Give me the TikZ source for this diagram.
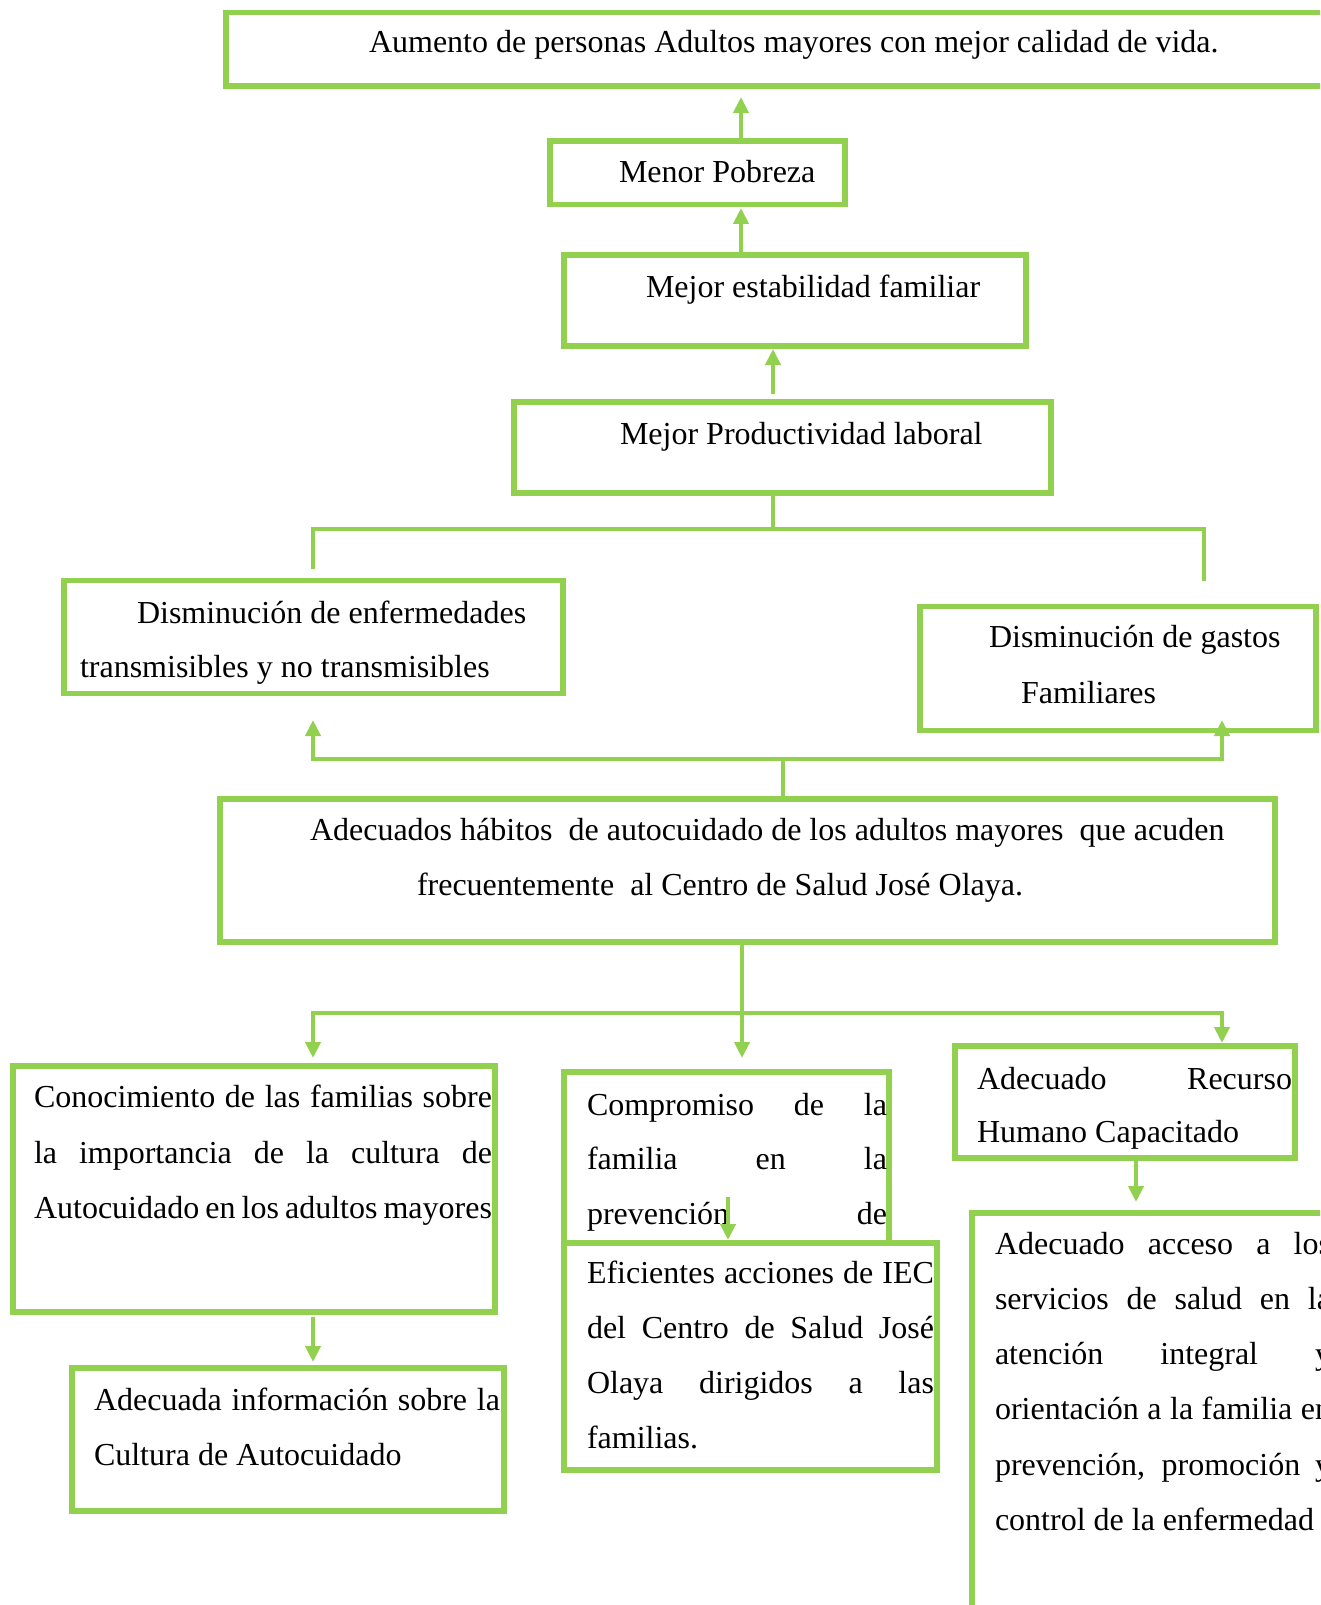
\documentclass[tikz,border=0pt]{standalone}
\usepackage{fontspec}
\setmainfont{Liberation Serif}
\usetikzlibrary{arrows.meta,calc}
\definecolor{G}{RGB}{146,208,80}
\newcommand\jline[2]{\makebox[#1][s]{#2}}
\begin{document}
\begin{tikzpicture}[x=1pt,y=-1pt,
  box/.style={draw=G,line width=5.5pt,inner sep=0pt,outer sep=0pt,anchor=north west,rectangle},
  txt/.style={inner sep=0pt,outer sep=0pt,anchor=base west,font=\fontsize{32}{55}\selectfont,text=black},
  conn/.style={draw=G,line width=4.5pt},
  arr/.style={conn,-{Triangle[length=16pt,width=15pt]}}]
\useasboundingbox (0,0) rectangle (1320,1605);
\clip (0,0) rectangle (1320,1605);
% boxes
\node[box,minimum width=1119pt,minimum height=73.5pt] (top) at (226,12.5) {};
\node[box,minimum width=295pt,minimum height=63.5pt] (pob) at (550,141) {};
\node[box,minimum width=462pt,minimum height=91pt] (est) at (564,255) {};
\node[box,minimum width=537pt,minimum height=91pt] (prod) at (514,402) {};
\node[box,minimum width=499pt,minimum height=113pt] (enf) at (64,580.5) {};
\node[box,minimum width=396pt,minimum height=124pt] (gas) at (920,606.5) {};
\node[box,minimum width=1055pt,minimum height=143pt] (hab) at (220,799) {};
\node[box,minimum width=482pt,minimum height=246pt] (con) at (13,1066) {};
\node[box,minimum width=432pt,minimum height=143pt] (inf) at (72,1368) {};
\node[box,minimum width=325pt,minimum height=171pt] (com) at (564,1072) {};
\node[box,minimum width=373pt,minimum height=227pt] (efi) at (564,1243) {};
\node[box,minimum width=340pt,minimum height=112pt] (rec) at (955,1046) {};
\node[box,minimum width=388pt,minimum height=437pt] (acc) at (972,1213) {};
% texts
\node[txt] (ttop) at (369,53) {Aumento de personas Adultos mayores con mejor calidad de vida.};
\node[txt] (tpob) at (619,183) {Menor Pobreza};
\node[txt] (test) at (646,297) {Mejor estabilidad familiar};
\node[txt] (tprod) at (620,444) {Mejor Productividad laboral};
\node[txt] (tenf) at (80,623) {\parbox[t]{500pt}{\fontsize{32}{54}\selectfont\hspace*{57pt}Disminución de enfermedades\\transmisibles y no transmisibles}};
\node[txt] (tgas) at (989,647) {\parbox[t]{330pt}{\fontsize{32}{56}\selectfont Disminución de gastos\\\hspace*{32pt}Familiares}};
\node[txt] (thab) at (310,840) {\parbox[t]{960pt}{\fontsize{32}{55}\selectfont Adecuados hábitos\ \ de autocuidado de los adultos mayores\ \ que acuden\\\hspace*{107pt}frecuentemente\ \ al Centro de Salud José Olaya.}};
\node[txt] (tcon) at (34,1107.5) {\parbox[t]{458pt}{\fontsize{32}{55.7}\selectfont\jline{458pt}{Conocimiento de las familias sobre}\\\jline{458pt}{la importancia de la cultura de}\\\jline{458pt}{Autocuidado en los adultos mayores}}};
\node[txt] (tinf) at (94,1410) {\parbox[t]{406pt}{\fontsize{32}{55}\selectfont\jline{406pt}{Adecuada información sobre la}\\Cultura de Autocuidado}};
\node[txt] (tcom) at (587,1115) {\parbox[t]{300pt}{\fontsize{32}{54.5}\selectfont\jline{300pt}{Compromiso de la}\\\jline{300pt}{familia en la}\\\jline{300pt}{prevención de}}};
\node[txt] (tefi) at (587,1283) {\parbox[t]{347pt}{\fontsize{32}{55.3}\selectfont\jline{347pt}{Eficientes acciones de IEC}\\\jline{347pt}{del Centro de Salud José}\\\jline{347pt}{Olaya dirigidos a las}\\familias.}};
\node[txt] (trec) at (977,1089) {\parbox[t]{315pt}{\fontsize{32}{53}\selectfont\jline{315pt}{Adecuado Recurso}\\Humano Capacitado}};
\node[txt] (tacc) at (995,1254) {\parbox[t]{336pt}{\fontsize{32}{55.3}\selectfont\jline{336pt}{Adecuado acceso a los}\\\jline{336pt}{servicios de salud en la}\\\jline{336pt}{atención integral y}\\\jline{336pt}{orientación a la familia en}\\\jline{336pt}{prevención, promoción y}\\control de la enfermedad}};
% connectors
\draw[arr] ($(pob.north west)+(191,0)$) -- ($(top.south west)+(515,11)$);
\draw[arr] ($(est.north west)+(177,0)$) -- ($(pob.south west)+(191,3.5)$);
\draw[arr] ($(prod.north west)+(259,-8)$) -- ($(est.south west)+(209,3)$);
\draw[conn] ($(enf.north west)+(249,-11.5)$) |- ($(prod.south west)+(259,36)$) -- ($(prod.south west)+(259,0)$);
\draw[conn] ($(gas.north west)+(284,-25.5)$) |- ($(prod.south west)+(259,36)$);
\draw[arr] ($(hab.north west)+(563,0)$) |- ($(enf.south west)+(249,65.5)$) -- ($(enf.south west)+(249,26.5)$);
\draw[arr] ($(hab.north west)+(563,0)$) |- ($(gas.south west)+(302,28.5)$) -- ($(gas.south west)+(302,-10.5)$);
\draw[arr] ($(hab.south west)+(522,0)$) -- ($(com.north west)+(178,-14)$);
\draw[arr] ($(hab.south west)+(522,71)$) -| ($(con.north west)+(300,-8)$);
\draw[arr] ($(hab.south west)+(522,71)$) -| ($(rec.north west)+(267,-3)$);
\draw[arr] ($(con.south west)+(300,5)$) -- ($(inf.north west)+(241,-6)$);
\draw[arr] ($(com.north west)+(164,125)$) -- ($(efi.north west)+(164,-3)$);
\draw[arr] ($(rec.south west)+(181,0)$) -- ($(acc.north west)+(164,-11)$);
\end{tikzpicture}
\end{document}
——
What is required »
Using the material above, return every line exactly as it appears, minus the pictures.

Answer to the task »
Give me the TikZ source for this diagram.
\documentclass[tikz,border=0pt]{standalone}
\usepackage{fontspec}
\setmainfont{Liberation Serif}
\usetikzlibrary{arrows.meta,calc}
\definecolor{G}{RGB}{146,208,80}
\newcommand\jline[2]{\makebox[#1][s]{#2}}
\begin{document}
\begin{tikzpicture}[x=1pt,y=-1pt,
  box/.style={draw=G,line width=5.5pt,inner sep=0pt,outer sep=0pt,anchor=north west,rectangle},
  txt/.style={inner sep=0pt,outer sep=0pt,anchor=base west,font=\fontsize{32}{55}\selectfont,text=black},
  conn/.style={draw=G,line width=4.5pt},
  arr/.style={conn,-{Triangle[length=16pt,width=15pt]}}]
\useasboundingbox (0,0) rectangle (1320,1605);
\clip (0,0) rectangle (1320,1605);
% boxes
\node[box,minimum width=1119pt,minimum height=73.5pt] (top) at (226,12.5) {};
\node[box,minimum width=295pt,minimum height=63.5pt] (pob) at (550,141) {};
\node[box,minimum width=462pt,minimum height=91pt] (est) at (564,255) {};
\node[box,minimum width=537pt,minimum height=91pt] (prod) at (514,402) {};
\node[box,minimum width=499pt,minimum height=113pt] (enf) at (64,580.5) {};
\node[box,minimum width=396pt,minimum height=124pt] (gas) at (920,606.5) {};
\node[box,minimum width=1055pt,minimum height=143pt] (hab) at (220,799) {};
\node[box,minimum width=482pt,minimum height=246pt] (con) at (13,1066) {};
\node[box,minimum width=432pt,minimum height=143pt] (inf) at (72,1368) {};
\node[box,minimum width=325pt,minimum height=171pt] (com) at (564,1072) {};
\node[box,minimum width=373pt,minimum height=227pt] (efi) at (564,1243) {};
\node[box,minimum width=340pt,minimum height=112pt] (rec) at (955,1046) {};
\node[box,minimum width=388pt,minimum height=437pt] (acc) at (972,1213) {};
% texts
\node[txt] (ttop) at (369,53) {Aumento de personas Adultos mayores con mejor calidad de vida.};
\node[txt] (tpob) at (619,183) {Menor Pobreza};
\node[txt] (test) at (646,297) {Mejor estabilidad familiar};
\node[txt] (tprod) at (620,444) {Mejor Productividad laboral};
\node[txt] (tenf) at (80,623) {\parbox[t]{500pt}{\fontsize{32}{54}\selectfont\hspace*{57pt}Disminución de enfermedades\\transmisibles y no transmisibles}};
\node[txt] (tgas) at (989,647) {\parbox[t]{330pt}{\fontsize{32}{56}\selectfont Disminución de gastos\\\hspace*{32pt}Familiares}};
\node[txt] (thab) at (310,840) {\parbox[t]{960pt}{\fontsize{32}{55}\selectfont Adecuados hábitos\ \ de autocuidado de los adultos mayores\ \ que acuden\\\hspace*{107pt}frecuentemente\ \ al Centro de Salud José Olaya.}};
\node[txt] (tcon) at (34,1107.5) {\parbox[t]{458pt}{\fontsize{32}{55.7}\selectfont\jline{458pt}{Conocimiento de las familias sobre}\\\jline{458pt}{la importancia de la cultura de}\\\jline{458pt}{Autocuidado en los adultos mayores}}};
\node[txt] (tinf) at (94,1410) {\parbox[t]{406pt}{\fontsize{32}{55}\selectfont\jline{406pt}{Adecuada información sobre la}\\Cultura de Autocuidado}};
\node[txt] (tcom) at (587,1115) {\parbox[t]{300pt}{\fontsize{32}{54.5}\selectfont\jline{300pt}{Compromiso de la}\\\jline{300pt}{familia en la}\\\jline{300pt}{prevención de}}};
\node[txt] (tefi) at (587,1283) {\parbox[t]{347pt}{\fontsize{32}{55.3}\selectfont\jline{347pt}{Eficientes acciones de IEC}\\\jline{347pt}{del Centro de Salud José}\\\jline{347pt}{Olaya dirigidos a las}\\familias.}};
\node[txt] (trec) at (977,1089) {\parbox[t]{315pt}{\fontsize{32}{53}\selectfont\jline{315pt}{Adecuado Recurso}\\Humano Capacitado}};
\node[txt] (tacc) at (995,1254) {\parbox[t]{336pt}{\fontsize{32}{55.3}\selectfont\jline{336pt}{Adecuado acceso a los}\\\jline{336pt}{servicios de salud en la}\\\jline{336pt}{atención integral y}\\\jline{336pt}{orientación a la familia en}\\\jline{336pt}{prevención, promoción y}\\control de la enfermedad}};
% connectors
\draw[arr] ($(pob.north west)+(191,0)$) -- ($(top.south west)+(515,11)$);
\draw[arr] ($(est.north west)+(177,0)$) -- ($(pob.south west)+(191,3.5)$);
\draw[arr] ($(prod.north west)+(259,-8)$) -- ($(est.south west)+(209,3)$);
\draw[conn] ($(enf.north west)+(249,-11.5)$) |- ($(prod.south west)+(259,36)$) -- ($(prod.south west)+(259,0)$);
\draw[conn] ($(gas.north west)+(284,-25.5)$) |- ($(prod.south west)+(259,36)$);
\draw[arr] ($(hab.north west)+(563,0)$) |- ($(enf.south west)+(249,65.5)$) -- ($(enf.south west)+(249,26.5)$);
\draw[arr] ($(hab.north west)+(563,0)$) |- ($(gas.south west)+(302,28.5)$) -- ($(gas.south west)+(302,-10.5)$);
\draw[arr] ($(hab.south west)+(522,0)$) -- ($(com.north west)+(178,-14)$);
\draw[arr] ($(hab.south west)+(522,71)$) -| ($(con.north west)+(300,-8)$);
\draw[arr] ($(hab.south west)+(522,71)$) -| ($(rec.north west)+(267,-3)$);
\draw[arr] ($(con.south west)+(300,5)$) -- ($(inf.north west)+(241,-6)$);
\draw[arr] ($(com.north west)+(164,125)$) -- ($(efi.north west)+(164,-3)$);
\draw[arr] ($(rec.south west)+(181,0)$) -- ($(acc.north west)+(164,-11)$);
\end{tikzpicture}
\end{document}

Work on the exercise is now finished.